Within the park of the Villa Comunale in Taormina, a large cross composed of twenty-four monitors preserved traces of its imagined journey. Images of rocky, riverine, desert and volcanic landscapes appeared as fragments stolen during the cursor’s escape.
The work explored the unstable boundary between technological control and imaginative freedom, geographical representation and mythical narrative.
Cavaillon, France, Centre Culturel de Cavaillon, “L’amour de Berlin”, 1990
Sound and music: Roberto Musci and Giovanni Venosta
Traiettorie celesti imagined a section of an electronic sky suspended above the visitors. Satellite images surveyed the Earth from above, while the reflection of a dove appeared trapped within the polished surface below.
The installation responded to the title of the exhibition, L’amour de Berlin, whose sound evoked the French expression le mur de Berlin. This linguistic association opened a reflection on borders, walls and the apparent transparency promised by satellite observation and instantaneous communication.
The sound reinforced the poetic tension between distance and proximity, freedom and enclosure, visible trajectories and invisible forms of separation.

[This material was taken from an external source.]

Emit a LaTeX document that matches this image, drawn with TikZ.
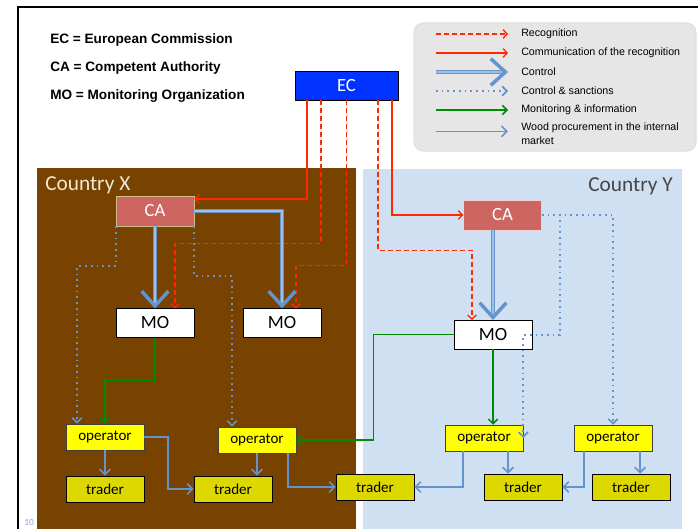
\documentclass[tikz,border=0pt]{standalone}
\usepackage{fontspec}
\setmainfont{Liberation Sans}
\newfontfamily\carlito{Carlito}
\usetikzlibrary{arrows.meta}

\definecolor{countryx}{RGB}{120,66,0}
\definecolor{countryy}{RGB}{208,224,243}
\definecolor{xlabel}{RGB}{240,232,210}
\definecolor{ylabel}{RGB}{70,70,70}
\definecolor{redline}{RGB}{255,40,0}
\definecolor{ctrlblue}{RGB}{100,148,205}
\definecolor{monigreen}{RGB}{0,140,0}
\definecolor{cared}{RGB}{205,102,96}
\definecolor{cabord}{RGB}{210,190,140}
\definecolor{ecblue}{RGB}{0,51,255}
\definecolor{opyellow}{RGB}{255,255,0}
\definecolor{tryellow}{RGB}{221,216,0}
\definecolor{legendgray}{RGB}{230,230,230}
\definecolor{numblue}{RGB}{140,165,207}

\tikzset{
  box/.style={draw, inner sep=0pt, minimum width=58.5pt},
  ecbox/.style={box, fill=ecblue, text=white, minimum width=77.25pt, minimum height=21.75pt, font=\carlito\fontsize{14}{16}\selectfont},
  cabox/.style={box, fill=cared, text=white, minimum height=22.5pt, font=\carlito\fontsize{14}{16}\selectfont},
  mobox/.style={box, fill=white, minimum height=21.4pt, font=\carlito\fontsize{14}{16}\selectfont},
  opbox/.style={box, fill=opyellow, draw=black!75, minimum height=19.5pt, font=\carlito\fontsize{11.3}{13}\selectfont},
  trbox/.style={box, fill=tryellow, minimum height=19.5pt, font=\carlito\fontsize{11.3}{13}\selectfont},
  deftext/.style={anchor=west, inner sep=0pt, font=\bfseries\fontsize{10.2}{12}\selectfont},
  legtext/.style={anchor=west, inner sep=0pt, align=left, font=\fontsize{8}{10.5}\selectfont},
  recogline/.style={redline, line width=1pt, dash pattern=on 3.5pt off 2.5pt, -{Straight Barb[length=3pt,width=6.5pt]}},
  commline/.style={redline, line width=1pt, -{Straight Barb[length=3pt,width=6.5pt]}},
  ctrlline/.style={draw=ctrlblue, line width=1.2pt, double=ctrlblue!60!white, double distance=1.2pt, -{Straight Barb[length=11pt,width=20pt,line width=2.6pt]}},
  sancline/.style={ctrlblue, line width=1.3pt, dash pattern=on 1.3pt off 3pt, -{Straight Barb[length=3.5pt,width=7pt]}},
  monline/.style={monigreen, line width=1.1pt, -{Straight Barb[length=3.5pt,width=7pt]}},
  woodline/.style={ctrlblue, line width=1.2pt, -{Straight Barb[length=4pt,width=8pt]}},
}

\begin{document}
\begin{tikzpicture}[x=0.75pt, y=-0.75pt]
\useasboundingbox (0,0) rectangle (698,528);
\clip (0,0) rectangle (698,528);
% Slide frame
\draw[line width=1.5pt] (18,540) -- (18,7) -- (710,7);
% Countries
\fill[countryx] (37,168) rectangle (356,540);
\fill[countryy] (363,169) rectangle (682,540);
\node[anchor=west, inner sep=0pt, text=xlabel, font=\carlito\fontsize{16}{18}\selectfont] (cntX) at (45,185) {Country X};
\node[anchor=east, inner sep=0pt, text=ylabel, font=\carlito\fontsize{16}{18}\selectfont] (cntY) at (673,186) {Country Y};
% Abbreviations
\node[deftext] (defEC) at (50,40) {EC = European Commission};
\node[deftext] (defCA) at (50,68) {CA = Competent Authority};
\node[deftext] (defMO) at (50,96) {MO = Monitoring Organization};
% Legend
\draw[rounded corners=7pt, fill=legendgray, draw=black!12, line width=0.8pt] (414,23) rectangle (696,151);
\node[legtext] (lgRec) at (521,34) {Recognition};
\node[legtext] (lgComm) at (521,53) {Communication of the recognition};
\node[legtext] (lgCtrl) at (521,72) {Control};
\node[legtext] (lgSanc) at (521,91) {Control \& sanctions};
\node[legtext] (lgMon) at (521,110) {Monitoring \& information};
\node[legtext] (lgWood) at (521,134) {Wood procurement in the internal\\market};
\draw[recogline] ([xshift=-63.75pt]lgRec.west) -- ([xshift=-9.75pt]lgRec.west);
\draw[commline] ([xshift=-63.75pt]lgComm.west) -- ([xshift=-9.75pt]lgComm.west);
\draw[ctrlline] ([xshift=-63.75pt]lgCtrl.west) -- ([xshift=-9.75pt]lgCtrl.west);
\draw[sancline] ([xshift=-63.75pt]lgSanc.west) -- ([xshift=-9.75pt]lgSanc.west);
\draw[monline] ([xshift=-63.75pt]lgMon.west) -- ([xshift=-9.75pt]lgMon.west);
\draw[woodline] ([xshift=-63.75pt,yshift=2pt]lgWood.west) -- ([xshift=-9.75pt,yshift=2pt]lgWood.west);
% Boxes
\node[ecbox] (ec) at (346.5,85.5) {EC};
\node[cabox, draw=cabord] (caX) at (155,211) {CA};
\node[cabox, draw=white!70!cared] (caY) at (502.5,215) {CA};
\node[mobox] (moXa) at (155,323) {MO};
\node[mobox] (moXb) at (282,323) {MO};
\node[mobox] (moY) at (493,334.5) {MO};
\node[opbox] (op1) at (105,437) {operator};
\node[opbox] (op2) at (257,440) {operator};
\node[opbox] (op3) at (484,438) {operator};
\node[opbox] (op4) at (613,438) {operator};
\node[trbox] (tr1) at (105,489) {trader};
\node[trbox] (tr2) at (233,489) {trader};
\node[trbox] (tr3) at (375,487) {trader};
\node[trbox] (tr4) at (523,487) {trader};
\node[trbox] (tr5) at (631,487) {trader};
% Communication of the recognition
\draw[commline] ([xshift=-29.6pt]ec.south) |- ([yshift=9pt]caX.east);
\draw[commline] ([xshift=34.1pt]ec.south) |- (caY.west);
% Recognition
\draw[recogline] ([xshift=-19.1pt]ec.south) -- ++(0,143) -| ([xshift=15pt]moXa.north);
\draw[recogline] (ec.south) -- ++(0,165) -| ([xshift=10.5pt]moXb.north);
\draw[recogline] ([xshift=23.6pt]ec.south) -- ++(0,150) -| ([xshift=-15.75pt]moY.north);
% Control
\draw[ctrlline] (caX.south) -- (moXa.north);
\draw[ctrlline] (caX.east) -| (moXb.north);
\draw[ctrlline] (caY.south -| moY.north) -- (moY.north);
% Control & sanctions
\draw[sancline] (caX.south west) -- ++(0,40) -| ([xshift=-21pt]op1.north);
\draw[sancline] (caX.south east) -- ++(0,50) -| ([xshift=-18.75pt]op2.north);
\draw[sancline] (caY.east) -| (op4.north);
\draw[sancline] (caY.east) -- ++(18,0) -- ++(0,120) -| (op3.east);
% Monitoring & information
\draw[monline] (moXa.south) -- ++(0,43) -| (op1.north);
\draw[monline] (moY.west) -- ++(-80,0) |- (op2.east);
\draw[monline] (moY.south) -- (moY.south |- op3.north);
% Wood procurement
\draw[woodline] (op1.south) -- (tr1.north);
\draw[woodline] (op1.east) -- ++(24,0) |- (tr2.west);
\draw[woodline] (op2.south) -- (op2.south |- tr2.north);
\draw[woodline] ([xshift=23.25pt]op2.south) |- (tr3.west);
\draw[woodline] ([xshift=-15.75pt]op3.south) |- (tr3.east);
\draw[woodline] ([xshift=18pt]op3.south) -- ([xshift=18pt]op3.south |- tr4.north);
\draw[woodline] ([xshift=-21.75pt]op4.south) |- (tr4.east);
\draw[woodline] ([xshift=20.25pt]op4.south) -- ([xshift=20.25pt]op4.south |- tr5.north);
% Slide number
\node[inner sep=0pt, text=numblue, font=\carlito\fontsize{7}{8}\selectfont] (pgnum) at (29,522) {10};
\end{tikzpicture}
\end{document}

Milan, Courtyard of Palazzo del Senato, 1984
Sound and music: Roberto Musci and Giovanni Venosta
A monumental PVC pyramid occupied the courtyard of Palazzo del Senato in Milan. Supported by eleven thousand cubic metres of hot air, the structure transformed the traditional image of the pyramid—solid, permanent and monumental—into something light, transparent and temporary.
Inside the structure, a group of monitors arranged as an inverted pyramid presented a fragmented and recomposed natural environment inspired by Botticelli’s orange grove. Three dancers moved across the screens, while an orange travelled from one monitor to another. The spaces between the images became imaginative intervals in which the spectator could mentally reconstruct the scene.
Entering the structure was like stepping inside a gigantic electronic screen: a synthetic environment composed of air, moving images, human gestures and sound.
Volterra, “Progetto Etruschi”, 1985
Sound and music: Roberto Musci and Giovanni Venosta
Storie per corse examines acceleration and the modern experience of movement. A sequence of monitors positioned horizontally on the floor carried elusive images from one screen to another, creating the impression of a continuous visual current.
This rapid flow was interrupted by sudden apparitions. At these moments, movement stopped and the image froze. Figures appeared to escape from the interrupted video sequence and enter the surrounding environment through slowly dissolving slide projections.
The sound contributed to the work’s tension between continuity and interruption, mechanical acceleration and suspended perception.